Imagine seven open kitchens offering samples of Chinese, Malay, Indian, Singaporean, Thai, Japanese and Pan Pacific's signature 'Pacific Cuisine' dishes inspired from around the Pacific, be it for brekkie, lunch or dinner. There were more brekkie items than my favourite Marriott Singapore gourmet breakfast. Not forgetting Chef Philip's delectable made-on-location deserts and pastries that would put Brunetti's pastries in Melbourne to shame.
They are also available for take-away at the popular Pacific Marketplace which offers a sit-down area for quick meal options like pastry and coffee, freshly made sandwiches and Mediterranean inspired salads in addition to its gourmet retail shop.
Relocated to the 3rd level, Pan Pacific Singapore's awarding winning Hai Tien Lo now combines contemporary and oriental touches into an extensive space featuring more private rooms and a special 20-seater table for extravagant banquets. Chef Lai continues to helm the kitchen, dishing out tasty Cantonese cuisine, season after season, festival after festival, including his Cantonese styled Christmas menu.

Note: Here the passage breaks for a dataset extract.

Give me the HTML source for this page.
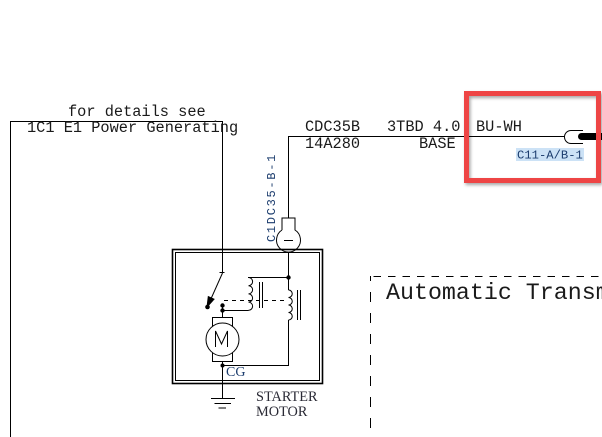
<!DOCTYPE html>
<html>
<head>
<meta charset="utf-8">
<style>
  html, body { margin:0; padding:0; background:#fff; }
  body { width:602px; height:437px; overflow:hidden; }
  svg { display:block; }
  .mono { font-family: "Liberation Mono", monospace; }
  .serif { font-family: "Liberation Serif", serif; }
</style>
</head>
<body>
<svg width="602" height="437" viewBox="0 0 602 437" xmlns="http://www.w3.org/2000/svg">
  <defs>
    <filter id="sh" x="-10%" y="-10%" width="130%" height="130%">
      <feDropShadow dx="1.5" dy="2" stdDeviation="1.5" flood-color="#000" flood-opacity="0.35"/>
    </filter>
  </defs>
  <rect x="0" y="0" width="602" height="437" fill="#fff"/>

  <!-- left reference box -->
  <g stroke="#000" stroke-width="1" fill="none">
    <line x1="10.5" y1="121" x2="10.5" y2="437"/>
    <line x1="10" y1="121.5" x2="223" y2="121.5"/>
    <line x1="222.5" y1="121" x2="222.5" y2="273"/>
  </g>
  <text class="mono" x="68" y="116" font-size="15.3" fill="#1a1a1a">for details see</text>
  <text class="mono" x="27" y="132" font-size="15.3" fill="#1a1a1a">1C1 E1 Power Generating</text>

  <!-- main wire -->
  <g stroke="#000" stroke-width="1" fill="none">
    <line x1="288" y1="136.5" x2="580" y2="136.5"/>
    <line x1="288.5" y1="136" x2="288.5" y2="218"/>
  </g>
  <text class="mono" x="305" y="131" font-size="15.3" fill="#1a1a1a">CDC35B</text>
  <text class="mono" x="305" y="148" font-size="15.3" fill="#1a1a1a">14A280</text>
  <text class="mono" x="387" y="131" font-size="15.3" fill="#1a1a1a">3TBD 4.0</text>
  <text class="mono" x="419" y="148" font-size="15.3" fill="#1a1a1a">BASE</text>
  <text class="mono" x="476" y="131" font-size="15.3" fill="#1a1a1a">BU-WH</text>

  <!-- connector C1DC35-B-1 -->
  <path d="M282,230 L282,218 L295,218 L295,230 A12,12 0 1 1 282,230" stroke="#000" stroke-width="1" fill="#fff"/>
  <line x1="284" y1="240.5" x2="293" y2="240.5" stroke="#000" stroke-width="1"/>
  <text class="mono" transform="translate(275,242) rotate(-90)" font-size="12" letter-spacing="1.7" fill="#1c3d6e">C1DC35-B-1</text>

  <!-- starter motor box -->
  <rect x="172.5" y="249.5" width="150" height="134" stroke="#000" stroke-width="1.6" fill="none"/>
  <rect x="175.5" y="252.5" width="144" height="128" stroke="#000" stroke-width="1" fill="none"/>

  <g stroke="#000" stroke-width="1" fill="none">
    <!-- wire from connector down -->
    <line x1="288.5" y1="252" x2="288.5" y2="290"/>
    <!-- coil1 top link -->
    <line x1="248" y1="277.5" x2="288.5" y2="277.5"/>
    <!-- coil1 -->
    <path d="M248.5,277.5 a4.1,4.1 0 0 1 0,8.2 a4.1,4.1 0 0 1 0,8.2 a4.1,4.1 0 0 1 0,8.2 a4.1,4.1 0 0 1 0,8.2"/>
    <line x1="259.5" y1="282" x2="259.5" y2="308"/>
    <line x1="262.5" y1="282" x2="262.5" y2="308"/>
    <!-- coil1 bottom to motor -->
    <line x1="222" y1="310.5" x2="248.5" y2="310.5"/>
    <!-- coil2 -->
    <path d="M288.5,290 a3.75,3.75 0 0 1 0,7.5 a3.75,3.75 0 0 1 0,7.5 a3.75,3.75 0 0 1 0,7.5 a3.75,3.75 0 0 1 0,7.5"/>
    <line x1="297.5" y1="290" x2="297.5" y2="320"/>
    <line x1="300.5" y1="290" x2="300.5" y2="320"/>
    <line x1="288.5" y1="320" x2="288.5" y2="365.5"/>
    <line x1="222" y1="365.5" x2="289" y2="365.5"/>
    <!-- dashed mechanical link -->
    <line x1="224" y1="300.5" x2="284" y2="300.5" stroke-dasharray="4 4"/>
    <!-- switch -->
    <line x1="219.5" y1="272.5" x2="224.5" y2="272.5"/>
    <line x1="222.5" y1="273" x2="210" y2="301"/>
    <!-- motor feed -->
    <line x1="222.5" y1="305" x2="222.5" y2="317"/>
    <line x1="222.5" y1="362" x2="222.5" y2="398"/>
    <!-- ground -->
    <line x1="211" y1="398.5" x2="235" y2="398.5"/>
    <line x1="214.5" y1="403.5" x2="231" y2="403.5"/>
    <line x1="218.5" y1="408" x2="226" y2="408"/>
  </g>
  <!-- switch arrowhead + dots -->
  <polygon points="207,307 214,299.2 208.3,296.6" fill="#000" stroke="#000" stroke-width="1"/>
  <circle cx="207.5" cy="307" r="2.3" fill="#000"/>
  <circle cx="288.5" cy="277.5" r="2.2" fill="#000"/>
  <circle cx="222.5" cy="305.5" r="2.2" fill="#000"/>
  <circle cx="222.5" cy="310.5" r="2.2" fill="#000"/>
  <circle cx="222.5" cy="365.5" r="2" fill="#000"/>

  <!-- motor -->
  <rect x="212.5" y="317.5" width="20" height="44" stroke="#000" stroke-width="1" fill="#fff"/>
  <circle cx="222.5" cy="339.5" r="16.5" stroke="#000" stroke-width="1" fill="#fff"/>
  <path d="M215.5,347 L215.5,331 L221.5,344 L227.5,331 L227.5,347" stroke="#000" stroke-width="1" fill="none"/>

  <text class="serif" x="226" y="376" font-size="14" fill="#1c3d6e">CG</text>
  <text class="serif" x="256" y="401" font-size="14.3" fill="#2a2a35">STARTER</text>
  <text class="serif" x="256" y="416" font-size="14.3" fill="#2a2a35">MOTOR</text>

  <!-- connector C11 -->
  <path d="M583,130.5 L571,130.5 A6.5,6.5 0 0 0 571,143.5 L583,143.5" stroke="#000" stroke-width="1" fill="#fff"/>
  <line x1="581.5" y1="136.5" x2="602" y2="136.5" stroke="#000" stroke-width="7" stroke-linecap="round"/>
  <rect x="516" y="148" width="68" height="13" fill="#cce2f6"/>
  <text class="mono" x="517" y="158.5" font-size="12.2" fill="#1c3d6e">C11-A/B-1</text>

  <!-- red highlight -->
  <rect x="466.5" y="93.5" width="132" height="87" stroke="#ee4545" stroke-width="5" fill="none" filter="url(#sh)"/>

  <!-- dashed region -->
  <g stroke="#000" stroke-width="1" fill="none">
    <line x1="370" y1="276.5" x2="602" y2="276.5" stroke-dasharray="7.5 7" stroke-dashoffset="11"/>
    <line x1="370.5" y1="276" x2="370.5" y2="437" stroke-dasharray="10 11" stroke-dashoffset="5"/>
  </g>
  <text class="mono" x="386" y="299" font-size="23.3" fill="#1a1a1a">Automatic Transmission</text>
</svg>
</body>
</html>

All time favourite Keyaki continues to serve authentically prepared, freshly sourced sashimi, teppanyaki and sukiyaki using fresh, seasonal imports from Japan. This 25 year old restaurant remains located in an exclusive Japanese private residence created using a traditional Japanese architectural system of building without nails, with its own beautifully sculpted Japanese garden and koi pond.
Located in the lobby is the Atrium Lounge which features a 22-metre Lobby Bar centrepiece offering an extensive boutique wine list, boutique craft beers and a selection of specially-concocted Pacific Cocktails.
Pan Pacific Singapore already has numerous accolades to its name including Asia's Leading Business Hotel by World Travel Awards from 2006 to 2011, World's Leading Business Hotel by the World Travel Awards from 2007 to 2010, and World's Leading City Hotel by World Travel Awards in 2011.
The transformed Pan Pacific Singapore has further anted up the hospitality scene in Singapore by providing guests with new levels and standards of comfort and convenience, all through the reception, rooms, dining and Pacific Club.
As General Manager Scott Swank explained, the transformation of Pan Pacific Singapore came on the back of comprehensive research on the changing needs of the hotel's guests and associates and the need to enhance its competitive advantage locally as a premier hotel of choice for discerning business and leisure guests. The result is a quality hospitality experience synonymous with the Pan Pacific brand and Singapore as a top destination globally.